JuD, FIF leadership has gone underground after Pak govt's crackdown: Sources
Lahore, Mar 17: Except Hafeez Saeed, almost all leaders of the Jamaat-ud-Dawa and the Falah-e-Insaniat Foundation have gone underground after the Pakistan government placed the two outfits in the list of banned organisations, official sources said on Sunday.
Under immense international pressure, the Imran Khan-led government placed the Saeed-led Jamaat-ud-Dawa (JuD) and its wing Falah-e-Insaniat Foundation (FIF) in the list of proscribed organisations and arrested over 100 members of the outfits, including Jaish-e-Muhammed (JeM) chief Masood Azhar's son and his brother.

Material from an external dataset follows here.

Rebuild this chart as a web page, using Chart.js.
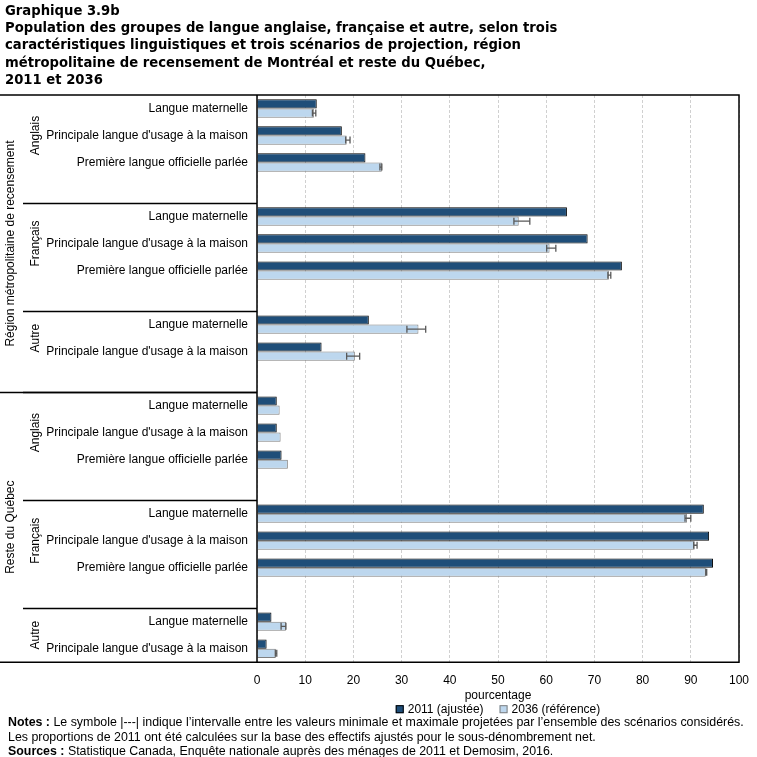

Pakistan also took control of the properties of the JeM, the JuD and the FIF, including seminaries and mosques, across the country.
The government termed the action in accordance with the National Action Plan (NAP) and meeting the obligations of the Financial Action Task Force (FATF).
"Except the Hafiz Saeed, almost all main leaders of the JuD and the FIF have gone underground and they will reappear once this dust settle," an official source told PTI.
He said JuD chief Saeed is keeping a low profile and currently living at his Lahore residence amid high security.
The JuD's media team has also gone underground, as they are neither issuing any statement nor taking calls from the media persons.
Even messages sent by PTI to JuD media team members Yahya Mujahid and Ahmed Nadeem asking if the JuD leadership has gone underground to escape arrests or waiting the dust to settle down, remained unanswered.
For the first time in two decades Saeed was also not allowed to enter and deliver the weekly sermon at JuD headquarters in Lahore.
"The Pakistan government is yet to take a decision on taking Azhar and Saeed into the protective custody," the official said.
The government has upgraded a group of proscribed organisations to "high risk" and started monitoring and re-examining their activities and profiles under heightened security checks at all layers of legal, administrative, investigative and financial regimes to comply with the requirement of the FATF.
The Paris-based global watchdog against financial crimes had expressed dissatisfaction over considering these entities as "low" to "medium" risk by Islamabad, saying Pakistan did "not demonstrate a proper understanding of the terror financing risks posed by Daesh (ISIS), Al Qaeda, Jud Falah-i-Insaniat Foundation (FIF), Lashkar-e-Taiba (LeT), Jaish-e-Mohammad (JeM) Haqqani network (HQN), and persons affiliated with the Taliban".
According to the government, all these entities have now been described as "high-risk" and will be subjected to greater scrutiny by all agencies and institutions of the state, starting from their registration to operations and from their fund collection to bank accounts and issuance of suspicious transactions, information sharing and so on.
These decisions are being taken to comply with the FATF obligations.
Recently, the Dawn said that merely making an announcement about a group's proscription was not enough.
"If the state has evidence of the outfit's involvement in militancy it should present the facts and pursue the legal course so that JuD's leadership can face justice," it said.
"As has been witnessed for nearly two decades now, the state moves to ban militant outfits, but, in very little time they are back, up and running, with new names and the entire structure of violence intact," it said.